## Required task
No images are to be carried over; print all other material exactly as it stands.

----- Dataset section -----

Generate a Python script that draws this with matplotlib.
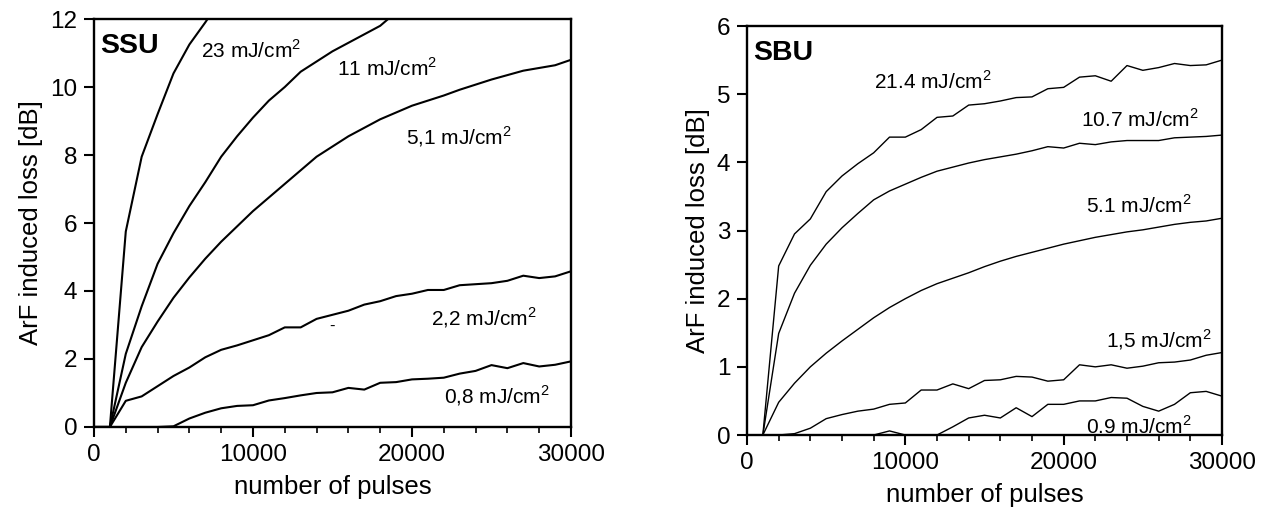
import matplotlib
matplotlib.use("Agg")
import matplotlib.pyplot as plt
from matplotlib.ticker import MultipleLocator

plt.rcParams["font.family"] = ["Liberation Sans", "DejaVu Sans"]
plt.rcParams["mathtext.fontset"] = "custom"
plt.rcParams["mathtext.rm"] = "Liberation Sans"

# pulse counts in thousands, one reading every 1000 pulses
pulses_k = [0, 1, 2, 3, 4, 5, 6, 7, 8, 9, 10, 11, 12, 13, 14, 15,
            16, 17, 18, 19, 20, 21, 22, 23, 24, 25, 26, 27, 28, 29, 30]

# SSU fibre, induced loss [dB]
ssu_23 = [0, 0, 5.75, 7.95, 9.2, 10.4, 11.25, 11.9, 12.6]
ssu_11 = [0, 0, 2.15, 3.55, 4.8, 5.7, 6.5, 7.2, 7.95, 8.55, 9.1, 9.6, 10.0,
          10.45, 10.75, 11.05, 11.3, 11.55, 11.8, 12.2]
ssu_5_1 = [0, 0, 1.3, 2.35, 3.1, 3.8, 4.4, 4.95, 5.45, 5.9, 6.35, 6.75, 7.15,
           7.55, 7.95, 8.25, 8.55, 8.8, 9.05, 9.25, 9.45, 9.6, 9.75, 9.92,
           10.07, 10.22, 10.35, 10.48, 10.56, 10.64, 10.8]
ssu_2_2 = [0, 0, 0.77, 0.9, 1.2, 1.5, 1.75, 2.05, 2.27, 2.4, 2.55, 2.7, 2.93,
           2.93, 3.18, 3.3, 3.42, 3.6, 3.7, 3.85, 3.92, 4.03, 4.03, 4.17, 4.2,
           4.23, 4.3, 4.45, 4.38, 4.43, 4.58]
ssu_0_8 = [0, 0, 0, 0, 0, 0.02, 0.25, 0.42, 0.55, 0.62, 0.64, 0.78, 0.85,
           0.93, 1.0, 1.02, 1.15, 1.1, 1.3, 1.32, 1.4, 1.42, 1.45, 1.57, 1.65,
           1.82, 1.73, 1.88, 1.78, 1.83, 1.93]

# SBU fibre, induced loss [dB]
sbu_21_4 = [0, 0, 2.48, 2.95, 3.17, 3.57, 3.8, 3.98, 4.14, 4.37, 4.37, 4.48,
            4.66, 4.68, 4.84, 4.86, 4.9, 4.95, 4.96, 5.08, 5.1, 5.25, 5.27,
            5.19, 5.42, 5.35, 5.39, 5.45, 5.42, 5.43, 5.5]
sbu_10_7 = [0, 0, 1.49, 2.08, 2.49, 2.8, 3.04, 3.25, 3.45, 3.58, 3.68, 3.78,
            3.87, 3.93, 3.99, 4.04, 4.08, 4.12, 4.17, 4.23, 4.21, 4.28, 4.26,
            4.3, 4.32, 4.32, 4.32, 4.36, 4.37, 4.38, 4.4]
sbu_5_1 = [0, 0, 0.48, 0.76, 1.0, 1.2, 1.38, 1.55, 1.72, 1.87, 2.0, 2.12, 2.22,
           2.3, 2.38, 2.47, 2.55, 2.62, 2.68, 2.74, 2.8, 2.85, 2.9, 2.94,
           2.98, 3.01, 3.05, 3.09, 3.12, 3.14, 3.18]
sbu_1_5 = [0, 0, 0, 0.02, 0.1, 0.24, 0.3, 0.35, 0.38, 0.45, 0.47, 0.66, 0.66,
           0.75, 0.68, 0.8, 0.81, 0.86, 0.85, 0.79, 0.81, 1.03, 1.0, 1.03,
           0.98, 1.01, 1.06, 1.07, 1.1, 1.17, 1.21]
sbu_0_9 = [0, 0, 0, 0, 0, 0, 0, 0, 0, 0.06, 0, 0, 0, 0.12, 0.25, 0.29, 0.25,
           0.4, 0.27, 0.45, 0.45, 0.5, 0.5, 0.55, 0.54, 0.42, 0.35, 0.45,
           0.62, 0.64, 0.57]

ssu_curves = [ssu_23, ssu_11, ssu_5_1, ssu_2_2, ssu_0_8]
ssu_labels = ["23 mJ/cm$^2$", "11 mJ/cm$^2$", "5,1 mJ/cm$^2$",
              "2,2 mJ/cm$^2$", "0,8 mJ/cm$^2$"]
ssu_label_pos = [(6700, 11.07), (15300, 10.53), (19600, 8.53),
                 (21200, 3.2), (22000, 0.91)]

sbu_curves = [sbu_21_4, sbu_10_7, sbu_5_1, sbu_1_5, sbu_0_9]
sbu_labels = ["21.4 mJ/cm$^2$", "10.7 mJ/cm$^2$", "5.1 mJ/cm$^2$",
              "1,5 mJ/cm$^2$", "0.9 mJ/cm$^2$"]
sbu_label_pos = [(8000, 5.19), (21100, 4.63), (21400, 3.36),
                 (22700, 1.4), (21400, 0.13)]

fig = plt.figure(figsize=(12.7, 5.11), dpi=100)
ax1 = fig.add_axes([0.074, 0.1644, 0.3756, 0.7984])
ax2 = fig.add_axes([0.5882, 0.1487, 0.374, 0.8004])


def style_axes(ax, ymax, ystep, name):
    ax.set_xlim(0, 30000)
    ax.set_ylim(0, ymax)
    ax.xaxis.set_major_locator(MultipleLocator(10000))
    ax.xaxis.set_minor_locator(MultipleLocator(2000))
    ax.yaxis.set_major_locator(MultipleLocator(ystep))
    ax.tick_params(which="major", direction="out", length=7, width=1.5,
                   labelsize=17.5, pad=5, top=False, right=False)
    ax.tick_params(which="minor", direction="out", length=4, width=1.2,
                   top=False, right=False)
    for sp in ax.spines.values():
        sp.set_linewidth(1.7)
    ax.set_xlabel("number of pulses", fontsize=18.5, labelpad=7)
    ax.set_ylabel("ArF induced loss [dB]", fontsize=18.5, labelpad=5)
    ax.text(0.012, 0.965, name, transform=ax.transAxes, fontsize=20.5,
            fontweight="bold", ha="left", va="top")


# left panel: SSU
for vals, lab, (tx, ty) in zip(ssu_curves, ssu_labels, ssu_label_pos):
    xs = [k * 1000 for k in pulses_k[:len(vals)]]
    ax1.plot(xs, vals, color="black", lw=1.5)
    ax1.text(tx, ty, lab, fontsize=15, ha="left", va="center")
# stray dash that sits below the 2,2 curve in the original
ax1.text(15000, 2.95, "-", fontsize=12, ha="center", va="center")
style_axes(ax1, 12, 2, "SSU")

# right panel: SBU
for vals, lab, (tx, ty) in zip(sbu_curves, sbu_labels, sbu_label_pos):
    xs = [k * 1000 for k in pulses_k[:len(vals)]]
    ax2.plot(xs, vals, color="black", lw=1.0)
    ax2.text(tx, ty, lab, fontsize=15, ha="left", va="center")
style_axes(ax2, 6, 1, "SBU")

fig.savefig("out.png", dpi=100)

-----

## Result
Generate a Python script that draws this with matplotlib.
import matplotlib
matplotlib.use("Agg")
import matplotlib.pyplot as plt
from matplotlib.ticker import MultipleLocator

plt.rcParams["font.family"] = ["Liberation Sans", "DejaVu Sans"]
plt.rcParams["mathtext.fontset"] = "custom"
plt.rcParams["mathtext.rm"] = "Liberation Sans"

# pulse counts in thousands, one reading every 1000 pulses
pulses_k = [0, 1, 2, 3, 4, 5, 6, 7, 8, 9, 10, 11, 12, 13, 14, 15,
            16, 17, 18, 19, 20, 21, 22, 23, 24, 25, 26, 27, 28, 29, 30]

# SSU fibre, induced loss [dB]
ssu_23 = [0, 0, 5.75, 7.95, 9.2, 10.4, 11.25, 11.9, 12.6]
ssu_11 = [0, 0, 2.15, 3.55, 4.8, 5.7, 6.5, 7.2, 7.95, 8.55, 9.1, 9.6, 10.0,
          10.45, 10.75, 11.05, 11.3, 11.55, 11.8, 12.2]
ssu_5_1 = [0, 0, 1.3, 2.35, 3.1, 3.8, 4.4, 4.95, 5.45, 5.9, 6.35, 6.75, 7.15,
           7.55, 7.95, 8.25, 8.55, 8.8, 9.05, 9.25, 9.45, 9.6, 9.75, 9.92,
           10.07, 10.22, 10.35, 10.48, 10.56, 10.64, 10.8]
ssu_2_2 = [0, 0, 0.77, 0.9, 1.2, 1.5, 1.75, 2.05, 2.27, 2.4, 2.55, 2.7, 2.93,
           2.93, 3.18, 3.3, 3.42, 3.6, 3.7, 3.85, 3.92, 4.03, 4.03, 4.17, 4.2,
           4.23, 4.3, 4.45, 4.38, 4.43, 4.58]
ssu_0_8 = [0, 0, 0, 0, 0, 0.02, 0.25, 0.42, 0.55, 0.62, 0.64, 0.78, 0.85,
           0.93, 1.0, 1.02, 1.15, 1.1, 1.3, 1.32, 1.4, 1.42, 1.45, 1.57, 1.65,
           1.82, 1.73, 1.88, 1.78, 1.83, 1.93]

# SBU fibre, induced loss [dB]
sbu_21_4 = [0, 0, 2.48, 2.95, 3.17, 3.57, 3.8, 3.98, 4.14, 4.37, 4.37, 4.48,
            4.66, 4.68, 4.84, 4.86, 4.9, 4.95, 4.96, 5.08, 5.1, 5.25, 5.27,
            5.19, 5.42, 5.35, 5.39, 5.45, 5.42, 5.43, 5.5]
sbu_10_7 = [0, 0, 1.49, 2.08, 2.49, 2.8, 3.04, 3.25, 3.45, 3.58, 3.68, 3.78,
            3.87, 3.93, 3.99, 4.04, 4.08, 4.12, 4.17, 4.23, 4.21, 4.28, 4.26,
            4.3, 4.32, 4.32, 4.32, 4.36, 4.37, 4.38, 4.4]
sbu_5_1 = [0, 0, 0.48, 0.76, 1.0, 1.2, 1.38, 1.55, 1.72, 1.87, 2.0, 2.12, 2.22,
           2.3, 2.38, 2.47, 2.55, 2.62, 2.68, 2.74, 2.8, 2.85, 2.9, 2.94,
           2.98, 3.01, 3.05, 3.09, 3.12, 3.14, 3.18]
sbu_1_5 = [0, 0, 0, 0.02, 0.1, 0.24, 0.3, 0.35, 0.38, 0.45, 0.47, 0.66, 0.66,
           0.75, 0.68, 0.8, 0.81, 0.86, 0.85, 0.79, 0.81, 1.03, 1.0, 1.03,
           0.98, 1.01, 1.06, 1.07, 1.1, 1.17, 1.21]
sbu_0_9 = [0, 0, 0, 0, 0, 0, 0, 0, 0, 0.06, 0, 0, 0, 0.12, 0.25, 0.29, 0.25,
           0.4, 0.27, 0.45, 0.45, 0.5, 0.5, 0.55, 0.54, 0.42, 0.35, 0.45,
           0.62, 0.64, 0.57]

ssu_curves = [ssu_23, ssu_11, ssu_5_1, ssu_2_2, ssu_0_8]
ssu_labels = ["23 mJ/cm$^2$", "11 mJ/cm$^2$", "5,1 mJ/cm$^2$",
              "2,2 mJ/cm$^2$", "0,8 mJ/cm$^2$"]
ssu_label_pos = [(6700, 11.07), (15300, 10.53), (19600, 8.53),
                 (21200, 3.2), (22000, 0.91)]

sbu_curves = [sbu_21_4, sbu_10_7, sbu_5_1, sbu_1_5, sbu_0_9]
sbu_labels = ["21.4 mJ/cm$^2$", "10.7 mJ/cm$^2$", "5.1 mJ/cm$^2$",
              "1,5 mJ/cm$^2$", "0.9 mJ/cm$^2$"]
sbu_label_pos = [(8000, 5.19), (21100, 4.63), (21400, 3.36),
                 (22700, 1.4), (21400, 0.13)]

fig = plt.figure(figsize=(12.7, 5.11), dpi=100)
ax1 = fig.add_axes([0.074, 0.1644, 0.3756, 0.7984])
ax2 = fig.add_axes([0.5882, 0.1487, 0.374, 0.8004])


def style_axes(ax, ymax, ystep, name):
    ax.set_xlim(0, 30000)
    ax.set_ylim(0, ymax)
    ax.xaxis.set_major_locator(MultipleLocator(10000))
    ax.xaxis.set_minor_locator(MultipleLocator(2000))
    ax.yaxis.set_major_locator(MultipleLocator(ystep))
    ax.tick_params(which="major", direction="out", length=7, width=1.5,
                   labelsize=17.5, pad=5, top=False, right=False)
    ax.tick_params(which="minor", direction="out", length=4, width=1.2,
                   top=False, right=False)
    for sp in ax.spines.values():
        sp.set_linewidth(1.7)
    ax.set_xlabel("number of pulses", fontsize=18.5, labelpad=7)
    ax.set_ylabel("ArF induced loss [dB]", fontsize=18.5, labelpad=5)
    ax.text(0.012, 0.965, name, transform=ax.transAxes, fontsize=20.5,
            fontweight="bold", ha="left", va="top")


# left panel: SSU
for vals, lab, (tx, ty) in zip(ssu_curves, ssu_labels, ssu_label_pos):
    xs = [k * 1000 for k in pulses_k[:len(vals)]]
    ax1.plot(xs, vals, color="black", lw=1.5)
    ax1.text(tx, ty, lab, fontsize=15, ha="left", va="center")
# stray dash that sits below the 2,2 curve in the original
ax1.text(15000, 2.95, "-", fontsize=12, ha="center", va="center")
style_axes(ax1, 12, 2, "SSU")

# right panel: SBU
for vals, lab, (tx, ty) in zip(sbu_curves, sbu_labels, sbu_label_pos):
    xs = [k * 1000 for k in pulses_k[:len(vals)]]
    ax2.plot(xs, vals, color="black", lw=1.0)
    ax2.text(tx, ty, lab, fontsize=15, ha="left", va="center")
style_axes(ax2, 6, 1, "SBU")

fig.savefig("out.png", dpi=100)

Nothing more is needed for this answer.